GOAL.
Return the listing below verbatim. Pictures do not belong in the copy.

COLLECTED MATERIAL.
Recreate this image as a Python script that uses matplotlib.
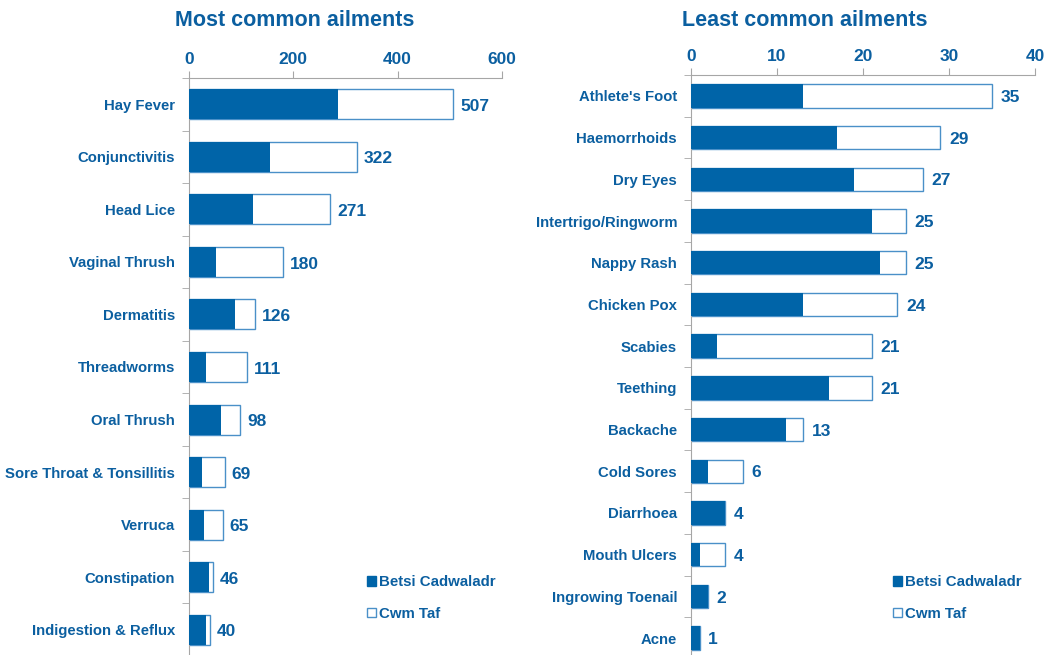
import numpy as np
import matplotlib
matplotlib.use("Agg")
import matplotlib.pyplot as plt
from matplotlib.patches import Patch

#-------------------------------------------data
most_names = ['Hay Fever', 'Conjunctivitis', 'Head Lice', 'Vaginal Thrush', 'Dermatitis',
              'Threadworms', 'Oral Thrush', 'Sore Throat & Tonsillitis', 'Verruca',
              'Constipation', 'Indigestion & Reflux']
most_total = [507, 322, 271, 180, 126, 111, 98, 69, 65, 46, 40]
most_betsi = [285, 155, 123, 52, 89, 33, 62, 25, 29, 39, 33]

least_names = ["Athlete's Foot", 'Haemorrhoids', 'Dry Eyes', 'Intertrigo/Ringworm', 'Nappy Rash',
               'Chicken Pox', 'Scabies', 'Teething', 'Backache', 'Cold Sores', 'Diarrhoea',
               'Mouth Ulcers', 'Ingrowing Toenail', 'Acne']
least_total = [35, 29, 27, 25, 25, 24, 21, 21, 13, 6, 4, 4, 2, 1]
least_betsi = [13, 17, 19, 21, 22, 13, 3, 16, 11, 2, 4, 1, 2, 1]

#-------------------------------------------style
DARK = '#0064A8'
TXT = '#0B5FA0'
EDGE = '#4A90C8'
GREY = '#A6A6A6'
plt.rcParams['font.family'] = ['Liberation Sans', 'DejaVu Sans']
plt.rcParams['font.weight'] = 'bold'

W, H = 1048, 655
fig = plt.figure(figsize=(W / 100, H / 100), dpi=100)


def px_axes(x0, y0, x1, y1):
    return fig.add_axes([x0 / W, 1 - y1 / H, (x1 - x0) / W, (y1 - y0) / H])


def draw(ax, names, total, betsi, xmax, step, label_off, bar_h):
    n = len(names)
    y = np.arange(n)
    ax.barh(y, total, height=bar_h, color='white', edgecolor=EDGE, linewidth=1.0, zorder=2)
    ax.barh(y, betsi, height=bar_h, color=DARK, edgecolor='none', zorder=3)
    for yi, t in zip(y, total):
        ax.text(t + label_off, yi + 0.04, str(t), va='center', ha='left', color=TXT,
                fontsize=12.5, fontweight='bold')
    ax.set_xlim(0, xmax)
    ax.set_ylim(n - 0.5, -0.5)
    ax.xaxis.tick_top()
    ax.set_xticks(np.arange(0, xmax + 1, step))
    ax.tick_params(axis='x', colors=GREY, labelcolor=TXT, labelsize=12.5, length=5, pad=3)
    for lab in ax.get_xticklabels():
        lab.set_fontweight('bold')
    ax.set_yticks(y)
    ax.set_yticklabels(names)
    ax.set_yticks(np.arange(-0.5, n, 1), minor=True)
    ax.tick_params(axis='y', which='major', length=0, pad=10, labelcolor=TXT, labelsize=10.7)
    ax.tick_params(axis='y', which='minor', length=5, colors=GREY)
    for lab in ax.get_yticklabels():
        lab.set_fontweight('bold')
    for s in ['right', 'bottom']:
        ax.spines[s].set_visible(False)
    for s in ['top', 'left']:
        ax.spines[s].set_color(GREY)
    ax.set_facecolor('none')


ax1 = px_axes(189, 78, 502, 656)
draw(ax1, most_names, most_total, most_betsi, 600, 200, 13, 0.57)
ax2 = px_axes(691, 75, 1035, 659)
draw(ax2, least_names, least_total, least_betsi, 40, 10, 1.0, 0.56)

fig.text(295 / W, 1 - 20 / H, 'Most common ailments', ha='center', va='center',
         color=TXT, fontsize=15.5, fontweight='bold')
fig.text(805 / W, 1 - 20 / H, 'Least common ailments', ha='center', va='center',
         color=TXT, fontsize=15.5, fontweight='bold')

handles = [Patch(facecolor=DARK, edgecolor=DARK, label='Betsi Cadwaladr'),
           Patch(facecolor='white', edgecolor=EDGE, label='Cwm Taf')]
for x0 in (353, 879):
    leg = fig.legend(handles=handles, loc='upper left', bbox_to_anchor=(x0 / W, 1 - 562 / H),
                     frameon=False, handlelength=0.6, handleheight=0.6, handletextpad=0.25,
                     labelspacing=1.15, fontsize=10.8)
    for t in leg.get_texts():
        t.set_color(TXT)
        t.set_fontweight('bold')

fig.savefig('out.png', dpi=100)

RESPONSE TO THE TASK.
Recreate this image as a Python script that uses matplotlib.
import numpy as np
import matplotlib
matplotlib.use("Agg")
import matplotlib.pyplot as plt
from matplotlib.patches import Patch

#-------------------------------------------data
most_names = ['Hay Fever', 'Conjunctivitis', 'Head Lice', 'Vaginal Thrush', 'Dermatitis',
              'Threadworms', 'Oral Thrush', 'Sore Throat & Tonsillitis', 'Verruca',
              'Constipation', 'Indigestion & Reflux']
most_total = [507, 322, 271, 180, 126, 111, 98, 69, 65, 46, 40]
most_betsi = [285, 155, 123, 52, 89, 33, 62, 25, 29, 39, 33]

least_names = ["Athlete's Foot", 'Haemorrhoids', 'Dry Eyes', 'Intertrigo/Ringworm', 'Nappy Rash',
               'Chicken Pox', 'Scabies', 'Teething', 'Backache', 'Cold Sores', 'Diarrhoea',
               'Mouth Ulcers', 'Ingrowing Toenail', 'Acne']
least_total = [35, 29, 27, 25, 25, 24, 21, 21, 13, 6, 4, 4, 2, 1]
least_betsi = [13, 17, 19, 21, 22, 13, 3, 16, 11, 2, 4, 1, 2, 1]

#-------------------------------------------style
DARK = '#0064A8'
TXT = '#0B5FA0'
EDGE = '#4A90C8'
GREY = '#A6A6A6'
plt.rcParams['font.family'] = ['Liberation Sans', 'DejaVu Sans']
plt.rcParams['font.weight'] = 'bold'

W, H = 1048, 655
fig = plt.figure(figsize=(W / 100, H / 100), dpi=100)


def px_axes(x0, y0, x1, y1):
    return fig.add_axes([x0 / W, 1 - y1 / H, (x1 - x0) / W, (y1 - y0) / H])


def draw(ax, names, total, betsi, xmax, step, label_off, bar_h):
    n = len(names)
    y = np.arange(n)
    ax.barh(y, total, height=bar_h, color='white', edgecolor=EDGE, linewidth=1.0, zorder=2)
    ax.barh(y, betsi, height=bar_h, color=DARK, edgecolor='none', zorder=3)
    for yi, t in zip(y, total):
        ax.text(t + label_off, yi + 0.04, str(t), va='center', ha='left', color=TXT,
                fontsize=12.5, fontweight='bold')
    ax.set_xlim(0, xmax)
    ax.set_ylim(n - 0.5, -0.5)
    ax.xaxis.tick_top()
    ax.set_xticks(np.arange(0, xmax + 1, step))
    ax.tick_params(axis='x', colors=GREY, labelcolor=TXT, labelsize=12.5, length=5, pad=3)
    for lab in ax.get_xticklabels():
        lab.set_fontweight('bold')
    ax.set_yticks(y)
    ax.set_yticklabels(names)
    ax.set_yticks(np.arange(-0.5, n, 1), minor=True)
    ax.tick_params(axis='y', which='major', length=0, pad=10, labelcolor=TXT, labelsize=10.7)
    ax.tick_params(axis='y', which='minor', length=5, colors=GREY)
    for lab in ax.get_yticklabels():
        lab.set_fontweight('bold')
    for s in ['right', 'bottom']:
        ax.spines[s].set_visible(False)
    for s in ['top', 'left']:
        ax.spines[s].set_color(GREY)
    ax.set_facecolor('none')


ax1 = px_axes(189, 78, 502, 656)
draw(ax1, most_names, most_total, most_betsi, 600, 200, 13, 0.57)
ax2 = px_axes(691, 75, 1035, 659)
draw(ax2, least_names, least_total, least_betsi, 40, 10, 1.0, 0.56)

fig.text(295 / W, 1 - 20 / H, 'Most common ailments', ha='center', va='center',
         color=TXT, fontsize=15.5, fontweight='bold')
fig.text(805 / W, 1 - 20 / H, 'Least common ailments', ha='center', va='center',
         color=TXT, fontsize=15.5, fontweight='bold')

handles = [Patch(facecolor=DARK, edgecolor=DARK, label='Betsi Cadwaladr'),
           Patch(facecolor='white', edgecolor=EDGE, label='Cwm Taf')]
for x0 in (353, 879):
    leg = fig.legend(handles=handles, loc='upper left', bbox_to_anchor=(x0 / W, 1 - 562 / H),
                     frameon=False, handlelength=0.6, handleheight=0.6, handletextpad=0.25,
                     labelspacing=1.15, fontsize=10.8)
    for t in leg.get_texts():
        t.set_color(TXT)
        t.set_fontweight('bold')

fig.savefig('out.png', dpi=100)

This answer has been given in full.